Goal of the exercise ▸ Up to and including the line with "const pontos = (serie)", write out the listing from its first line, minus the pictures.
** start Record extracts **
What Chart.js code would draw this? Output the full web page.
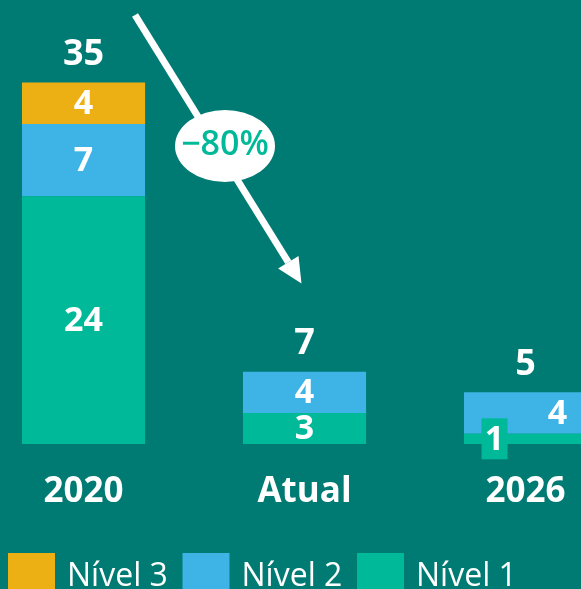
<!DOCTYPE html>
<html lang="pt">
<head>
<meta charset="utf-8">
<script src="https://cdn.jsdelivr.net/npm/chart.js@4.4.1/dist/chart.umd.min.js"></script>
<style>
  html, body { margin: 0; padding: 0; background: #007b74; }
  #wrap { width: 581px; height: 589px; }
</style>
</head>
<body>
<div id="wrap"><canvas id="grafico"></canvas></div>
<script>
// dados
const categorias = ['2020', 'Atual', '2026'];
const nivel1 = [24, 3, 1];
const nivel2 = [7, 4, 4];
const nivel3 = [4, null, null];
const nomesNiveis = ['Nível 1', 'Nível 2', 'Nível 3'];
const variacao = '−80%';

const cores = ['#00b999', '#3db4e5', '#edb014'];
const fonte = '"Open Sans", "Noto Sans", sans-serif';

// deslocamentos dos rótulos na barra de 2026 (como no original)
const ajusteRotulo = {
    '0-2': { dx: -31, dy: 0, caixa: true },
    '1-2': { dx: 32, dy: 0 }
};

// eixo x numérico: cada categoria em 0, 1, 2 (a última fica cortada na borda)
const pontos = (serie) => serie.map((v, j) => ({ x: j, y: v }));

const rotulosPlugin = {
    id: 'rotulos',
    afterDatasetsDraw(chart) {
        const ctx = chart.ctx;
        ctx.save();
        ctx.textAlign = 'center';
        ctx.textBaseline = 'middle';

        // valores dentro das barras
        chart.data.datasets.forEach((ds, i) => {
            const meta = chart.getDatasetMeta(i);
            meta.data.forEach((bar, j) => {
                const v = ds.data[j].y;
                if (!v) return;
                let x = bar.x;
                let y = (bar.y + bar.base) / 2;
                const aj = ajusteRotulo[i + '-' + j];
                if (aj) {
                    x += aj.dx;
                    y += aj.dy;
                    if (aj.caixa) {
                        ctx.fillStyle = ds.backgroundColor;
                        ctx.fillRect(x - 13, y - 20.5, 26, 41);
                    }
                }
                ctx.fillStyle = '#ffffff';
                ctx.font = 'bold 34px ' + fonte;
                ctx.fillText(String(v), x, y + 1);
            });
        });

        // totais acima das barras
        categorias.forEach((c, j) => {
            let total = 0;
            let topo = Infinity;
            chart.data.datasets.forEach((ds, i) => {
                const v = ds.data[j].y;
                if (!v) return;
                total += v;
                topo = Math.min(topo, chart.getDatasetMeta(i).data[j].y);
            });
            const x = chart.getDatasetMeta(0).data[j].x;
            ctx.fillStyle = '#ffffff';
            ctx.font = 'bold 36px ' + fonte;
            ctx.fillText(String(total), x, topo - 28);
        });
        ctx.restore();
    },
    afterDraw(chart) {
        const ctx = chart.ctx;
        ctx.save();

        // seta de queda
        const x0 = 135, y0 = 15, x1 = 301.5, y1 = 283.5;
        const len = Math.hypot(x1 - x0, y1 - y0);
        const ux = (x1 - x0) / len, uy = (y1 - y0) / len;
        const bx = x1 - ux * 25, by = y1 - uy * 25;
        ctx.strokeStyle = '#ffffff';
        ctx.lineWidth = 7;
        ctx.beginPath();
        ctx.moveTo(x0, y0);
        ctx.lineTo(bx, by);
        ctx.stroke();
        ctx.fillStyle = '#ffffff';
        ctx.beginPath();
        ctx.moveTo(x1, y1);
        ctx.lineTo(bx - uy * 12, by + ux * 12);
        ctx.lineTo(bx + uy * 12, by - ux * 12);
        ctx.closePath();
        ctx.fill();

        // balão com a variação
        ctx.beginPath();
        ctx.ellipse(225, 146, 50, 36, 0, 0, Math.PI * 2);
        ctx.fill();
        ctx.fillStyle = cores[0];
        ctx.font = '600 34px ' + fonte;
        ctx.textAlign = 'center';
        ctx.textBaseline = 'middle';
        ctx.fillText(variacao, 225, 145);

        // legenda (Nível 3, 2, 1)
        ctx.textAlign = 'left';
        ctx.textBaseline = 'alphabetic';
        ctx.font = '32px ' + fonte;
        const ordem = [2, 1, 0];
        ordem.forEach((i, k) => {
            const lx = 8 + k * 174.5;
            ctx.fillStyle = chart.data.datasets[i].backgroundColor;
            ctx.fillRect(lx, 553, 47, 40);
            ctx.fillStyle = '#ffffff';
            ctx.fillText(chart.data.datasets[i].label, lx + 59, 586);
        });
        ctx.restore();
    }
};

new Chart(document.getElementById('grafico'), {
    type: 'bar',
    data: {
        datasets: [
            { label: nomesNiveis[0], data: pontos(nivel1), backgroundColor: cores[0] },
            { label: nomesNiveis[1], data: pontos(nivel2), backgroundColor: cores[1] },
            { label: nomesNiveis[2], data: pontos(nivel3), backgroundColor: cores[2] }
        ]
    },
    options: {
        responsive: true,
        maintainAspectRatio: false,
        animation: false,
        layout: {
            padding: { left: 0, right: 0, top: 0, bottom: 49 }
        },
        datasets: {
            bar: { categoryPercentage: 1, barPercentage: 0.557, borderWidth: 0 }
        },
        plugins: {
            legend: { display: false },
            tooltip: { enabled: false }
        },
        scales: {
            x: {
                type: 'linear',
                stacked: true,
                offset: false,
                bounds: 'data',
                min: -0.378,
                max: 2.251,
                afterBuildTicks: (axis) => {
                    axis.ticks = categorias.map((c, j) => ({ value: j }));
                },
                afterFit: (axis) => {
                    axis.paddingLeft = 0;
                    axis.paddingRight = 0;
                },
                grid: { display: false, drawTicks: false },
                border: { display: false },
                ticks: {
                    color: '#ffffff',
                    padding: 27,
                    autoSkip: false,
                    maxRotation: 0,
                    font: { family: fonte, size: 35, weight: 'bold' },
                    callback: (v) => categorias[v]
                }
            },
            y: {
                stacked: true,
                display: false,
                min: 0,
                max: 43
            }
        }
    },
    plugins: [rotulosPlugin]
});
</script>
</body>
</html>
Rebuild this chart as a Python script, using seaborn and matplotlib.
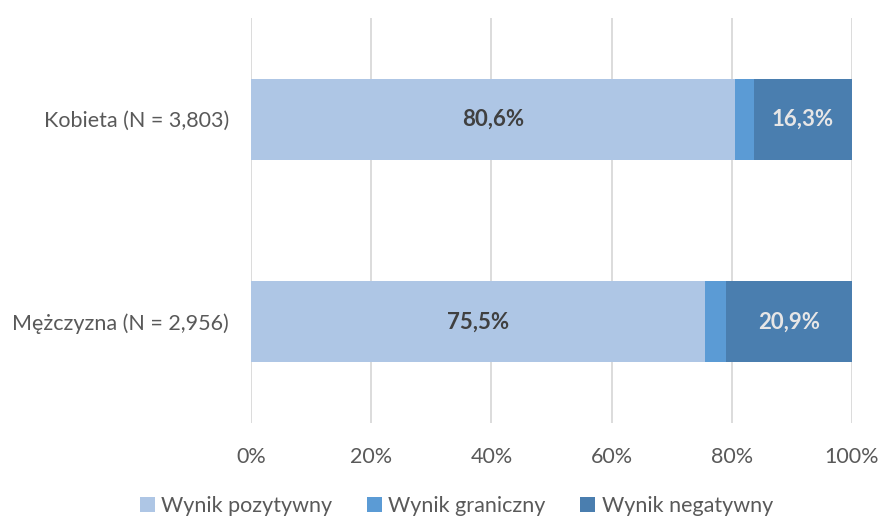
import matplotlib
matplotlib.use("Agg")
import matplotlib.pyplot as plt
import seaborn as sns
import pandas as pd
import numpy as np
from matplotlib.patches import Patch

categories = ["Kobieta (N = 3,803)", "Mężczyzna (N = 2,956)"]
series_names = ["Wynik pozytywny", "Wynik graniczny", "Wynik negatywny"]
pozytywny = [80.6, 75.5]
graniczny = [3.1, 3.6]
negatywny = [16.3, 20.9]
colors = ["#AEC6E5", "#5B9BD5", "#4A7EAF"]
xticks = [0, 20, 40, 60, 80, 100]

sns.set_theme(style="white")
plt.rcParams["font.family"] = ["Lato", "DejaVu Sans"]

fig = plt.figure(figsize=(8.81, 5.18), dpi=100)
ax = fig.add_axes([251/881, 1-423/518, (852-251)/881, 405/518])

vals = np.array([pozytywny, graniczny, negatywny])
cum = np.cumsum(vals, axis=0)

# draw from back (total) to front
for i in reversed(range(3)):
    df = pd.DataFrame({"cat": categories, "val": cum[i]})
    sns.barplot(data=df, y="cat", x="val", orient="h", color=colors[i],
                saturation=1, width=0.4, ax=ax, linewidth=0)

ax.set_xlim(0, 100)
ax.set_ylim(1.5, -0.5)
ax.set_xticks(xticks)
ax.set_xticklabels([f"{t}%" for t in xticks])
ax.xaxis.grid(True, color="#D9D9D9", linewidth=1.3)
ax.set_axisbelow(True)
for s in ax.spines.values():
    s.set_visible(False)
ax.set_xlabel("")
ax.set_ylabel("")
ax.tick_params(axis="both", length=0, labelsize=15.5, labelcolor="#595959")
ax.tick_params(axis="x", pad=17)
ax.tick_params(axis="y", pad=16)

for j in range(2):
    ax.text(pozytywny[j] / 2, j, f"{pozytywny[j]:.1f}%".replace(".", ","),
            ha="center", va="center", fontsize=16, fontweight="bold", color="#404040")
    x_neg = cum[1][j] + negatywny[j] / 2
    ax.text(x_neg, j, f"{negatywny[j]:.1f}%".replace(".", ","),
            ha="center", va="center", fontsize=16, fontweight="bold", color="#E7E6E6")

handles = [Patch(facecolor=c, edgecolor="none") for c in colors]
fig.legend(handles, series_names, loc="center", bbox_to_anchor=(0.518, 1-506/518),
           ncol=3, frameon=False, fontsize=15.5, handlelength=0.7, handleheight=0.7,
           handletextpad=0.3, columnspacing=1.6, labelcolor="#595959")

fig.savefig("out.png", dpi=100)
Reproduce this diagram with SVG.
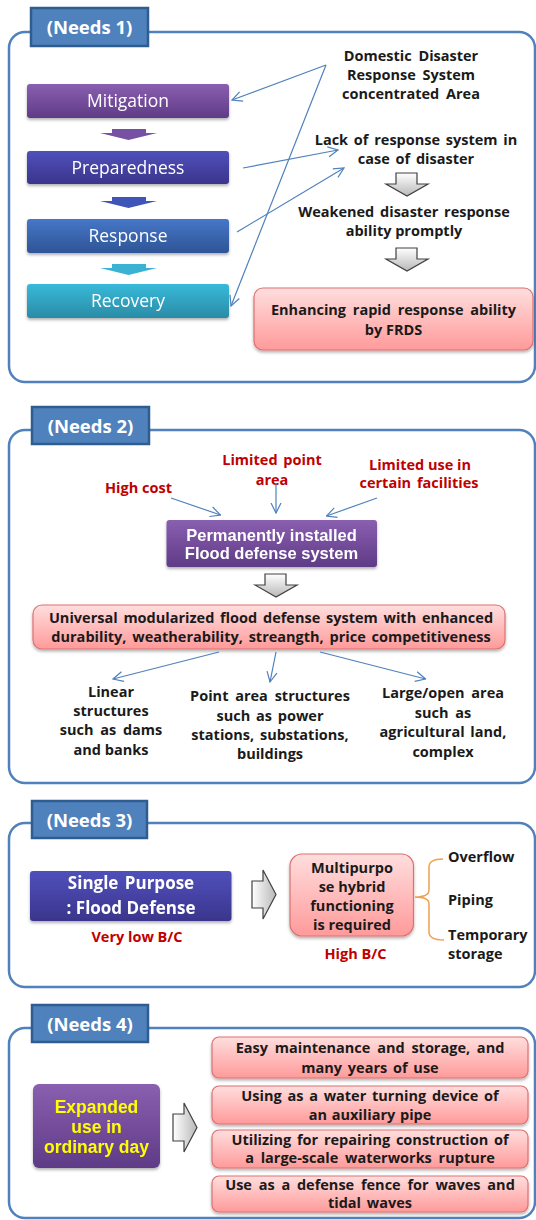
** end Record extracts **
Complete answer ▸
What Chart.js code would draw this? Output the full web page.
<!DOCTYPE html>
<html lang="pt">
<head>
<meta charset="utf-8">
<script src="https://cdn.jsdelivr.net/npm/chart.js@4.4.1/dist/chart.umd.min.js"></script>
<style>
  html, body { margin: 0; padding: 0; background: #007b74; }
  #wrap { width: 581px; height: 589px; }
</style>
</head>
<body>
<div id="wrap"><canvas id="grafico"></canvas></div>
<script>
// dados
const categorias = ['2020', 'Atual', '2026'];
const nivel1 = [24, 3, 1];
const nivel2 = [7, 4, 4];
const nivel3 = [4, null, null];
const nomesNiveis = ['Nível 1', 'Nível 2', 'Nível 3'];
const variacao = '−80%';

const cores = ['#00b999', '#3db4e5', '#edb014'];
const fonte = '"Open Sans", "Noto Sans", sans-serif';

// deslocamentos dos rótulos na barra de 2026 (como no original)
const ajusteRotulo = {
    '0-2': { dx: -31, dy: 0, caixa: true },
    '1-2': { dx: 32, dy: 0 }
};

// eixo x numérico: cada categoria em 0, 1, 2 (a última fica cortada na borda)
const pontos = (serie) => serie.map((v, j) => ({ x: j, y: v }));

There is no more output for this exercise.